West Side Story has long been important in the international market. This chapter provides four vignettes of its presence outside of the United States. Attempts to make the show one of the pieces of American culture that the US State Department allowed to tour in the USSR in the 1950s were unsuccessful, but the 1961 film helped make West Side Story known there and its sense of integration between various elements aligned closely with Soviet artistic conceptions.
“The Soviet Context: the Rite at the Bolshoi Theatre.”
In The Cambridge Companion to the Rite of Spring, edited by Davinia Caddy, 189–204. Cambridge University Press, 2025.
This chapter explores the 1965 Bolshoi production of The Rite of Spring, choreographed by husband-and-wife team Natalia Kasatkina and Vladimir Vasilyov and set to Stravinsky’s score. The principal aim is to explain how the production fits into the characteristic aesthetics of the Thaw, the period in the late 1950s and early 1960s when the government of the USSR reformed in the wake of Stalin’s death – and when a surprising Stravinsky revival took place at the Bolshoi Theatre. During this revival, The Rite of Spring appeared not as a strictly socialist realist work, though it did preserve some markers of socialist realist ballet. Rather, it was a production characterized by an avant-garde experimentalism itself in line with an emerging twentieth-century tradition of Rite re-imaginings.
On May 12, 1983, New York City Ballet became the first major ballet company to perform a work to minimalist music: Jerome Robbins's Glass Pieces, titled after its score by Philip Glass. The premiere came at a turning point for both minimalism and ballet. The dance world was reeling in the wake of the death of choreographer George Balanchine. Simultaneously, minimalist music was in the process of moving from countercultural avant-garde venues to wealthy, high-status institutions. Although previously minimalist music had helped postmodern choreographers create works that celebrated everyday movement and equality among dancers, for Robbins minimalist music conjured a sense of urban propulsion. In each of the ballet's first two sections, Robbins choreographed to Glass's music in two ways simultaneously: A group from the corps de ballet used the egalitarian techniques from postmodern dance to create a modern urban backdrop, while another group of soloists used virtuosic techniques from modernist ballet. This allowed audiences to shift their focus at any given moment between the anonymity of the corps and the heroic subjectivity of the soloists. In the third section of Glass Pieces, Robbins staged a virtuosic group dance for the corps de ballet, using Glass's exoticist music for Akhnaten to create an escape from the relentless modernity of the first two sections. Altogether, I argue that Glass Pieces is one of the earliest works of contemporary ballet and an important step in minimalist music's transition from its earlier heyday as a music representing countercultural egalitarianism to one representing the modern city.
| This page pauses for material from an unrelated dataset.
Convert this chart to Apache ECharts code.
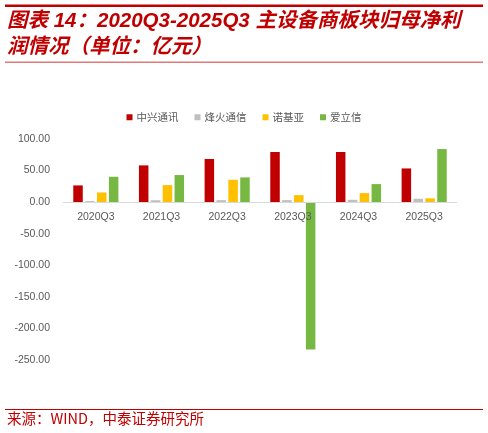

“Dancers on a grid: Musical Minimalism Arrives at New York City Ballet in 1983”
Journal of the Society for American Music, 16, no. 4 (2022): 381–398.
“Alexei Ratmansky’s Abstract-Narrative Ballet.”
In The Oxford Handbook of Contemporary Ballet, ed. Kathrina Ferrugia-Kriel and Jill Nunes Jensen, 490–502. Oxford: Oxford University Press, 2021.
Alexei Ratmansky’s works challenge the way that Western critics and choreographers split ballet into abstract and narrative categories. This chapter explains how Western ballet arrived at the division between abstract and narrative. This developed out of the ideology of absolute music, the understanding that music could not have any meaning other than a purely formal one. During the Cold War, American choreographers such as George Balanchine took up the belief in absolute music in order to push against Soviet models of ballet. The Cold War also encouraged Western ballet experts to conflate abstraction with progress. Within this context, the chapter analyzes Ratmansky’s Russian Seasons (2006), which can appear as both abstract and narrative to its audiences. Ratmansky’s career thus challenges many long-held assumptions in the West about forward progress in ballet.
“Bringing Dance Back to the Center in Hamilton.”
American Music 36, no. 4 (Winter 2018): 448–466.
Though Hamilton has often been analyzed as the sole product of composer, lyricist, and star Lin-Manuel Miranda, Miranda’s collaborators played an important role in shaping the musical. This article analyzes the choreography by Andy Blankenbuehler as a parallel physical score. It draws on interviews with Blankenbuehler and observations of the rehearsal process.
“The Recomposition of Aram Khachaturian’s Spartacus at the Bolshoi Theater, 1958–68.”
The Journal of Musicology 33, no. 3 (Summer 2016): 362–400.
Within a single decade, the Bolshoi Theater in Moscow produced distinct versions of Aram Khachaturian’s ballet Spartacus by Igor Moiseyev (1958), Leonid Yakobson (1962), and Yuri Grigorovich (1968). A close examination of the three productions, analyzed along with evidence from the transcripts of the theater’s artistic committee meetings, newspaper criticism of the ballets, and audience surveys from the theater’s archive reveals how the productions participated in Thaw-era debates about the place of nationality in Soviet society. The original two choreographers, like Khachaturian, used the ballet as a place to stage the ‘‘Friendship of Peoples,’’ a metaphorical representation of Soviet society as a meeting place for diverse nationalities, conceived of as essentialized folk cultures. In 1968, when Grigorovich staged the ballet, he radically rearranged the score, replacing Khachaturian’s multi-ethnic display with an exhibition of ethnic homogenization. Grigorovich’s revisions reflected Khrushchev’s and Brezhnev’s campaigns to shape a single, unified Soviet national identity.